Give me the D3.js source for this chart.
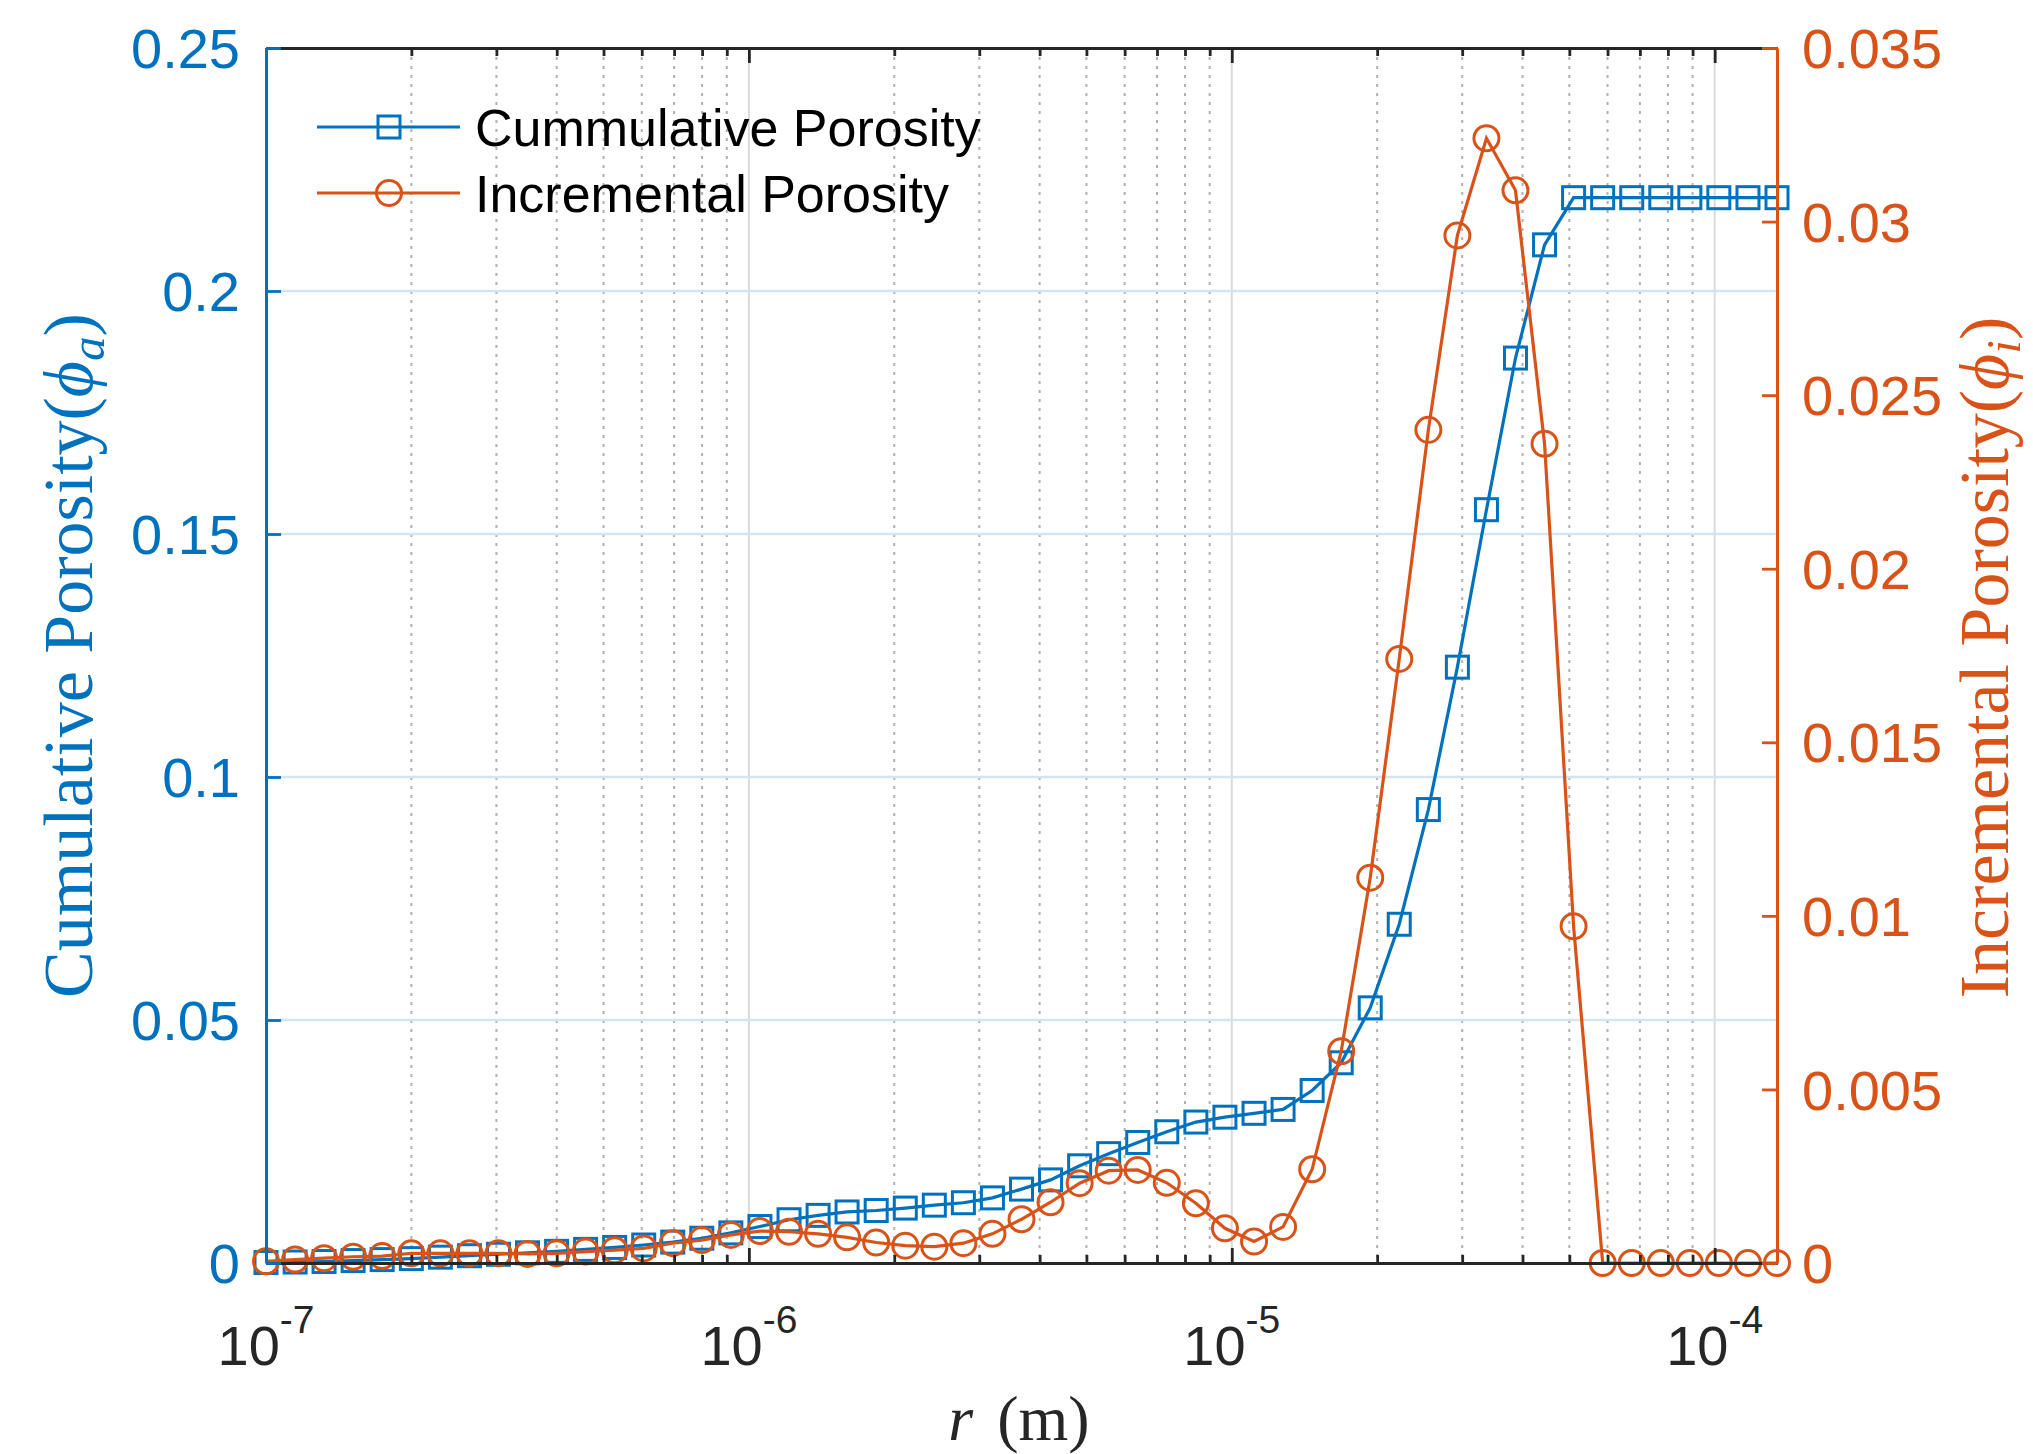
<!DOCTYPE html>
<html>
<head>
<meta charset="utf-8">
<script src="https://cdn.jsdelivr.net/npm/d3@7"></script>
<style>
  body { margin: 0; background: #fff; }
  svg { display: block; }
</style>
</head>
<body>
<svg id="chart" width="2033" height="1454"></svg>
<script>
// pore radius r (m)
const radius = [
  1.00e-7, 1.149e-7, 1.319e-7, 1.515e-7, 1.740e-7, 2.000e-7, 2.297e-7, 2.638e-7, 3.030e-7, 3.480e-7,
  3.997e-7, 4.590e-7, 5.273e-7, 6.056e-7, 6.955e-7, 7.989e-7, 9.176e-7, 1.054e-6, 1.211e-6, 1.391e-6,
  1.597e-6, 1.835e-6, 2.108e-6, 2.421e-6, 2.781e-6, 3.194e-6, 3.669e-6, 4.214e-6, 4.841e-6, 5.560e-6,
  6.386e-6, 7.335e-6, 8.426e-6, 9.678e-6, 1.112e-5, 1.277e-5, 1.467e-5, 1.685e-5, 1.935e-5, 2.222e-5,
  2.553e-5, 2.932e-5, 3.368e-5, 3.868e-5, 4.443e-5, 5.103e-5, 5.862e-5, 6.733e-5, 7.734e-5, 8.883e-5,
  1.020e-4, 1.172e-4, 1.346e-4
];

// cumulative porosity (left axis)
const cumulative = [
  0.0001, 0.0002, 0.0003, 0.0005, 0.0007, 0.0009, 0.0012, 0.0015, 0.0018, 0.0021,
  0.0024, 0.0028, 0.0032, 0.0037, 0.0043, 0.0051, 0.0062, 0.0075, 0.0089, 0.0098,
  0.0105, 0.0108, 0.0113, 0.0119, 0.0124, 0.0134, 0.0152, 0.0171, 0.0200, 0.0225,
  0.0248, 0.0270, 0.0290, 0.0300, 0.0308, 0.0316, 0.0355, 0.0412, 0.0525, 0.0697,
  0.0933, 0.1226, 0.1550, 0.1862, 0.2095, 0.2192, 0.2192, 0.2192, 0.2192, 0.2192,
  0.2192, 0.2192, 0.2192
];

// incremental porosity (right axis)
const incremental = [
  0.00005, 0.0001, 0.00014, 0.00018, 0.0002, 0.00028, 0.00028, 0.00028, 0.00028, 0.00026,
  0.00028, 0.00033, 0.00037, 0.00042, 0.00057, 0.00066, 0.00081, 0.00092, 0.0009, 0.00084,
  0.00074, 0.00059, 0.0005, 0.00047, 0.00057, 0.00084, 0.00126, 0.00175, 0.0023, 0.00266,
  0.00268, 0.00231, 0.00172, 0.001, 0.00062, 0.00104, 0.0027, 0.0061, 0.0111, 0.0174,
  0.0240, 0.0296, 0.0324, 0.0309, 0.0236, 0.0097, 0, 0, 0, 0,
  0, 0, 0
];

const leftTicks = [0, 0.05, 0.1, 0.15, 0.2, 0.25];
const leftTickLabels = ["0", "0.05", "0.1", "0.15", "0.2", "0.25"];
const rightTicks = [0, 0.005, 0.01, 0.015, 0.02, 0.025, 0.03, 0.035];
const rightTickLabels = ["0", "0.005", "0.01", "0.015", "0.02", "0.025", "0.03", "0.035"];
const xTickExponents = [-7, -6, -5, -4];
const seriesNames = ["Cummulative Porosity", "Incremental Porosity"];

const blue = "#0072BD";
const orange = "#D95319";
const axisDark = "#262626";

const plot = { left: 266, right: 1777, top: 48, bottom: 1263 };
const svg = d3.select("#chart");

const x = d3.scaleLog()
  .domain([radius[0], radius[radius.length - 1]])
  .range([plot.left, plot.right]);
const yLeft = d3.scaleLinear().domain([0, 0.25]).range([plot.bottom, plot.top]);
const yRight = d3.scaleLinear().domain([0, 0.035]).range([plot.bottom, plot.top]);

const majorX = xTickExponents.map(e => Math.pow(10, e));
const minorX = x.ticks().filter(v => {
  const m = Math.round(v / Math.pow(10, Math.floor(Math.log10(v) + 1e-9)));
  return m !== 1;
});

// grid
const grid = svg.append("g");
grid.selectAll(".minor").data(minorX).enter().append("line")
  .attr("x1", d => x(d)).attr("x2", d => x(d))
  .attr("y1", plot.top).attr("y2", plot.bottom)
  .attr("stroke", "#b0b0b0").attr("stroke-width", 2)
  .attr("stroke-dasharray", "3,6");
grid.selectAll(".major").data(majorX.filter(v => v > radius[0])).enter().append("line")
  .attr("x1", d => x(d)).attr("x2", d => x(d))
  .attr("y1", plot.top).attr("y2", plot.bottom)
  .attr("stroke", "#dadada").attr("stroke-width", 2);
grid.selectAll(".hgrid").data(leftTicks.slice(1, -1)).enter().append("line")
  .attr("x1", plot.left).attr("x2", plot.right)
  .attr("y1", d => yLeft(d)).attr("y2", d => yLeft(d))
  .attr("stroke", "#d3e5f2").attr("stroke-width", 2.5);

// series
const cumData = radius.map((r, i) => [r, cumulative[i]]);
const incData = radius.map((r, i) => [r, incremental[i]]);

const lineLeft = d3.line().x(d => x(d[0])).y(d => yLeft(d[1]));
const lineRight = d3.line().x(d => x(d[0])).y(d => yRight(d[1]));

const sq = 22, cr = 12.5, lw = 3.2, mw = 3;

svg.append("path").datum(cumData)
  .attr("d", lineLeft).attr("fill", "none")
  .attr("stroke", blue).attr("stroke-width", lw);
svg.append("g").selectAll("rect").data(cumData).enter().append("rect")
  .attr("x", d => x(d[0]) - sq / 2).attr("y", d => yLeft(d[1]) - sq / 2)
  .attr("width", sq).attr("height", sq)
  .attr("fill", "none").attr("stroke", blue).attr("stroke-width", mw);

svg.append("path").datum(incData)
  .attr("d", lineRight).attr("fill", "none")
  .attr("stroke", orange).attr("stroke-width", lw);
svg.append("g").selectAll("circle").data(incData).enter().append("circle")
  .attr("cx", d => x(d[0])).attr("cy", d => yRight(d[1])).attr("r", cr)
  .attr("fill", "none").attr("stroke", orange).attr("stroke-width", mw);

// axes
function styleAxis(g, color) {
  g.selectAll("path.domain").attr("stroke", color).attr("stroke-width", 3);
  g.selectAll(".tick line").attr("stroke", color).attr("stroke-width", 2.8);
  g.selectAll(".tick text").remove();
}

[[d3.axisBottom, plot.bottom], [d3.axisTop, plot.top]].forEach(([fn, yPos]) => {
  svg.append("g").attr("transform", `translate(0,${yPos})`)
    .call(fn(x).tickValues(minorX).tickSizeInner(-8).tickSizeOuter(0))
    .call(g => styleAxis(g, axisDark));
  svg.append("g").attr("transform", `translate(0,${yPos})`)
    .call(fn(x).tickValues(majorX).tickSizeInner(-15).tickSizeOuter(0))
    .call(g => styleAxis(g, axisDark));
});

svg.append("g").attr("transform", `translate(${plot.left},0)`)
  .call(d3.axisLeft(yLeft).tickValues(leftTicks).tickSizeInner(-15).tickSizeOuter(0))
  .call(g => styleAxis(g, blue));
svg.append("g").attr("transform", `translate(${plot.right},0)`)
  .call(d3.axisRight(yRight).tickValues(rightTicks).tickSizeInner(-15).tickSizeOuter(0))
  .call(g => styleAxis(g, orange));

// tick labels
const tickFont = "'Liberation Sans', Arial, Helvetica, sans-serif";

svg.append("g").selectAll("text").data(leftTicks).enter().append("text")
  .attr("x", plot.left - 26).attr("y", d => yLeft(d)).attr("dy", "0.36em")
  .attr("text-anchor", "end").attr("font-family", tickFont).attr("font-size", 56)
  .attr("fill", blue).text((d, i) => leftTickLabels[i]);

svg.append("g").selectAll("text").data(rightTicks).enter().append("text")
  .attr("x", plot.right + 25).attr("y", d => yRight(d)).attr("dy", "0.36em")
  .attr("text-anchor", "start").attr("font-family", tickFont).attr("font-size", 56)
  .attr("fill", orange).text((d, i) => rightTickLabels[i]);

const xLabels = svg.append("g").selectAll("text").data(xTickExponents).enter().append("text")
  .attr("x", d => x(Math.pow(10, d))).attr("y", 1365)
  .attr("text-anchor", "middle").attr("font-family", tickFont).attr("font-size", 56)
  .attr("fill", axisDark);
xLabels.append("tspan").text("10");
xLabels.append("tspan").attr("font-size", 39).attr("dy", -32).text(d => String(d));

// axis titles
const mathFont = "'Liberation Serif', 'Times New Roman', serif";

function addMathLabel(sel, word, sub) {
  sel.append("tspan").text(word + "(");
  sel.append("tspan").attr("font-style", "italic").text("\u03D5");
  sel.append("tspan").attr("font-style", "italic").attr("font-size", 49).attr("dy", 12).text(sub);
  sel.append("tspan").attr("dy", -12).text(")");
}

const midY = (plot.top + plot.bottom) / 2;

const yLabelL = svg.append("text")
  .attr("transform", `translate(92,${midY}) rotate(-90)`)
  .attr("text-anchor", "middle").attr("font-family", mathFont).attr("font-size", 70)
  .attr("fill", blue);
addMathLabel(yLabelL, "Cumulative Porosity", "a");

const yLabelR = svg.append("text")
  .attr("transform", `translate(2008,${midY + 2}) rotate(-90)`)
  .attr("text-anchor", "middle").attr("font-family", mathFont).attr("font-size", 70)
  .attr("fill", orange);
addMathLabel(yLabelR, "Incremental Porosity", "i");

const xLabel = svg.append("text")
  .attr("x", 1019).attr("y", 1440)
  .attr("text-anchor", "middle").attr("font-family", mathFont).attr("font-size", 64)
  .attr("fill", axisDark);
xLabel.append("tspan").attr("font-style", "italic").text("r");
xLabel.append("tspan").attr("dx", 24).text("(m)");

// legend
const legend = svg.append("g");
const legendRows = [
  { name: seriesNames[0], color: blue, marker: "square", y: 127 },
  { name: seriesNames[1], color: orange, marker: "circle", y: 193 }
];
legendRows.forEach(row => {
  legend.append("line")
    .attr("x1", 317).attr("x2", 460).attr("y1", row.y).attr("y2", row.y)
    .attr("stroke", row.color).attr("stroke-width", lw);
  if (row.marker === "square") {
    legend.append("rect")
      .attr("x", 389 - sq / 2).attr("y", row.y - sq / 2).attr("width", sq).attr("height", sq)
      .attr("fill", "none").attr("stroke", row.color).attr("stroke-width", mw);
  } else {
    legend.append("circle")
      .attr("cx", 389).attr("cy", row.y).attr("r", cr)
      .attr("fill", "none").attr("stroke", row.color).attr("stroke-width", mw);
  }
  legend.append("text")
    .attr("x", 475).attr("y", row.y + 19)
    .attr("font-family", tickFont).attr("font-size", 52).attr("fill", "#000")
    .text(row.name);
});
</script>
</body>
</html>
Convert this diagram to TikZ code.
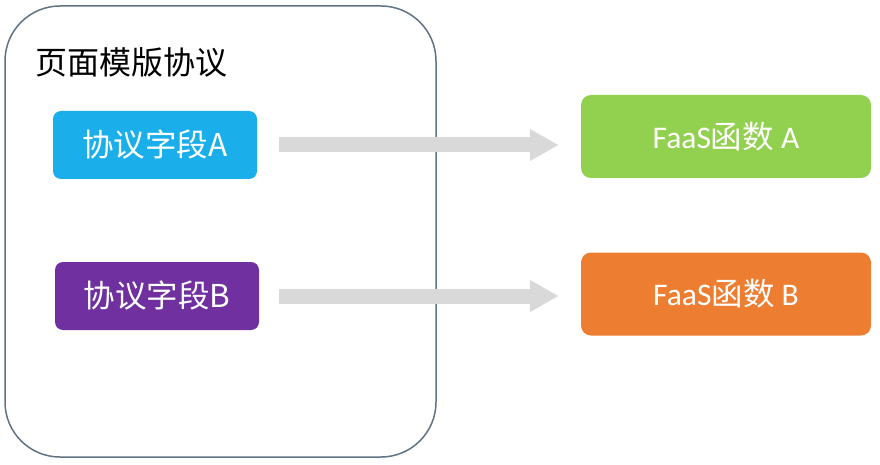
\documentclass[tikz,border=0pt]{standalone}
\usepackage{fontspec}
\setmainfont{Carlito}
\newfontfamily\cjk{Noto Sans CJK SC}
\usetikzlibrary{arrows.meta,positioning}
\definecolor{boxblue}{HTML}{1AAEEA}
\definecolor{boxpurple}{HTML}{7030A0}
\definecolor{boxgreen}{HTML}{92D050}
\definecolor{boxorange}{HTML}{ED7D31}
\definecolor{frame}{HTML}{5F7384}
\definecolor{arrowgray}{HTML}{D9D9D9}
\begin{document}
\begin{tikzpicture}[x=1pt,y=-1pt,
  field/.style={rounded corners=8pt,text=white,font=\cjk\fontsize{31.5}{34}\selectfont,
    minimum width=204pt,minimum height=68pt,inner sep=0pt},
  func/.style={rounded corners=10pt,text=white,font=\fontsize{31.5}{34}\selectfont,
    minimum width=290pt,minimum height=83pt,inner sep=0pt},
  flow/.style={arrowgray,line width=15pt,-{Triangle[length=29pt,width=30pt]},
    shorten >=22pt}]
\useasboundingbox (0,0) rectangle (880,465);
\node[draw=frame,line width=1.5pt,rounded corners=55pt,minimum width=431pt,minimum height=451pt,inner sep=0pt] (tpl) at (220.5,231.5) {};
\node[anchor=west,font=\cjk\fontsize{32}{36}\selectfont,inner sep=0pt] (title) at (35,62) {页面模版协议};
\node[field,fill=boxblue] (fa) at (155,145) {协议字段A};
\node[field,fill=boxpurple] (fb) at (157,296) {协议字段B};
\node[func,fill=boxgreen] (ga) at (726,136.5) {FaaS{\cjk 函数} A};
\node[func,fill=boxorange] (gb) at (726,294) {FaaS{\cjk 函数} B};
\draw[flow,shorten <=22pt] (fa.east) -- (fa.east -| ga.west);
\draw[flow,shorten <=20pt] (fb.east) -- (fb.east -| gb.west);
\end{tikzpicture}
\end{document}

----

SET PROBLEM:
Emit an exact copy of the lines from the line bearing "Convert this diagram to TikZ code." through the last line above, inclusive, and leave the images out.

RESULT FOR THIS TASK:
Convert this diagram to TikZ code.
\documentclass[tikz,border=0pt]{standalone}
\usepackage{fontspec}
\setmainfont{Carlito}
\newfontfamily\cjk{Noto Sans CJK SC}
\usetikzlibrary{arrows.meta,positioning}
\definecolor{boxblue}{HTML}{1AAEEA}
\definecolor{boxpurple}{HTML}{7030A0}
\definecolor{boxgreen}{HTML}{92D050}
\definecolor{boxorange}{HTML}{ED7D31}
\definecolor{frame}{HTML}{5F7384}
\definecolor{arrowgray}{HTML}{D9D9D9}
\begin{document}
\begin{tikzpicture}[x=1pt,y=-1pt,
  field/.style={rounded corners=8pt,text=white,font=\cjk\fontsize{31.5}{34}\selectfont,
    minimum width=204pt,minimum height=68pt,inner sep=0pt},
  func/.style={rounded corners=10pt,text=white,font=\fontsize{31.5}{34}\selectfont,
    minimum width=290pt,minimum height=83pt,inner sep=0pt},
  flow/.style={arrowgray,line width=15pt,-{Triangle[length=29pt,width=30pt]},
    shorten >=22pt}]
\useasboundingbox (0,0) rectangle (880,465);
\node[draw=frame,line width=1.5pt,rounded corners=55pt,minimum width=431pt,minimum height=451pt,inner sep=0pt] (tpl) at (220.5,231.5) {};
\node[anchor=west,font=\cjk\fontsize{32}{36}\selectfont,inner sep=0pt] (title) at (35,62) {页面模版协议};
\node[field,fill=boxblue] (fa) at (155,145) {协议字段A};
\node[field,fill=boxpurple] (fb) at (157,296) {协议字段B};
\node[func,fill=boxgreen] (ga) at (726,136.5) {FaaS{\cjk 函数} A};
\node[func,fill=boxorange] (gb) at (726,294) {FaaS{\cjk 函数} B};
\draw[flow,shorten <=22pt] (fa.east) -- (fa.east -| ga.west);
\draw[flow,shorten <=20pt] (fb.east) -- (fb.east -| gb.west);
\end{tikzpicture}
\end{document}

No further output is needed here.